In the wake of the Kirk assassination, I’ve been thinking about how the background has been to stir up hatred against the right and especially white people as a group. White people themselves are supposed to hear the message and to feel guilty about their supposed “privilege” and even their very existence, whereas people of other races are encouraged to blame all their woes on white people – not just historically, but now.
So much has happened since the year 2020 that it’s easy to forget the whole “anti-racist” movements which – as with so many projects on the left – had an Orwellian looking-glass sort of title, because it represented the furtherance of racist thought. It looked at people as almost nothing but their races, and all white people were judged harshly because of being white. At the time, I wrote a post titled “White privilege, white guilt: whites as the new Jews.” You might want to go back and read it, but here’s an excerpt:
I know the analogy of anti-white feeling to historical anti-Semitism is far from perfect. But it’s still relevant. Both have as a prominent feature the sweeping idea of inherent and collective guilt of an entire people and/or race. How can this guilt ever be erased? Perhaps never, although public self-humiliation is felt to be a small start. …
No need to prove that Trump is a white supremacist, despite all he’s done to help black people. The Harvard Gazette‘s readership knows it’s true, everyone says it, so the argument doesn’t even need to be made properly, just stated. The incomparable Thomas Sowell, who retired from writing in 2016 at the age of 86 (and who originally had not liked Trump and yet urged people to vote for him in 2016), had this to say in March of 2019 which I think is spot on:
“In March 2019, Sowell commented on the public’s response to mainstream media’s allegations that Trump was a “racist”: “What’s tragic is that there’s so many people out there who simply respond to words rather than ask themselves “Is what this person says true? How can I check it?” And so on.” One month later, Sowell again defended Trump against media charges of “racism”, stating: “I’ve seen no hard evidence. And, unfortunately, we’re living in a time where no one expects hard evidence. You just repeat some familiar words and people will react pretty much the way Pavlov’s dog was conditioned to react to certain sounds.”

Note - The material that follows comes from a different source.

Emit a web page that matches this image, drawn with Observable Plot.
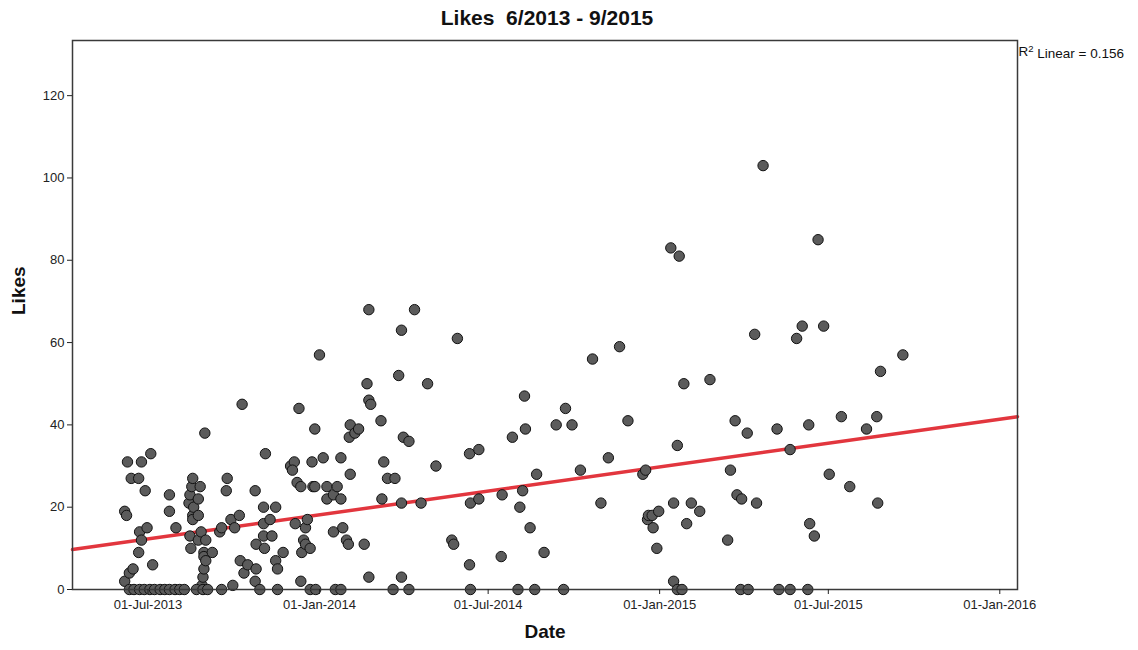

As usual, Sowell describes it well. That was six years ago, and we’ve seen cries of “racist,” “transphobe,” “hater,” “Nazi,” and “Fascist” increasingly weaponized against the right in general and Kirk in particular, both before and after his killing. This is the way that groups are dehumanized in order to prepare a population for their destruction, and to cheer it on. That’s what we’ve been seeing now from the left towards the right. The problem for the left is that the right isn’t a minority, as the Jews were in Europe (most people aren’t aware, for example, that prior to the Nazi takeover the Jews of Germany numbered less than one percent of the German population). The right is half the population – and perhaps growing as a reaction to leftist extremism.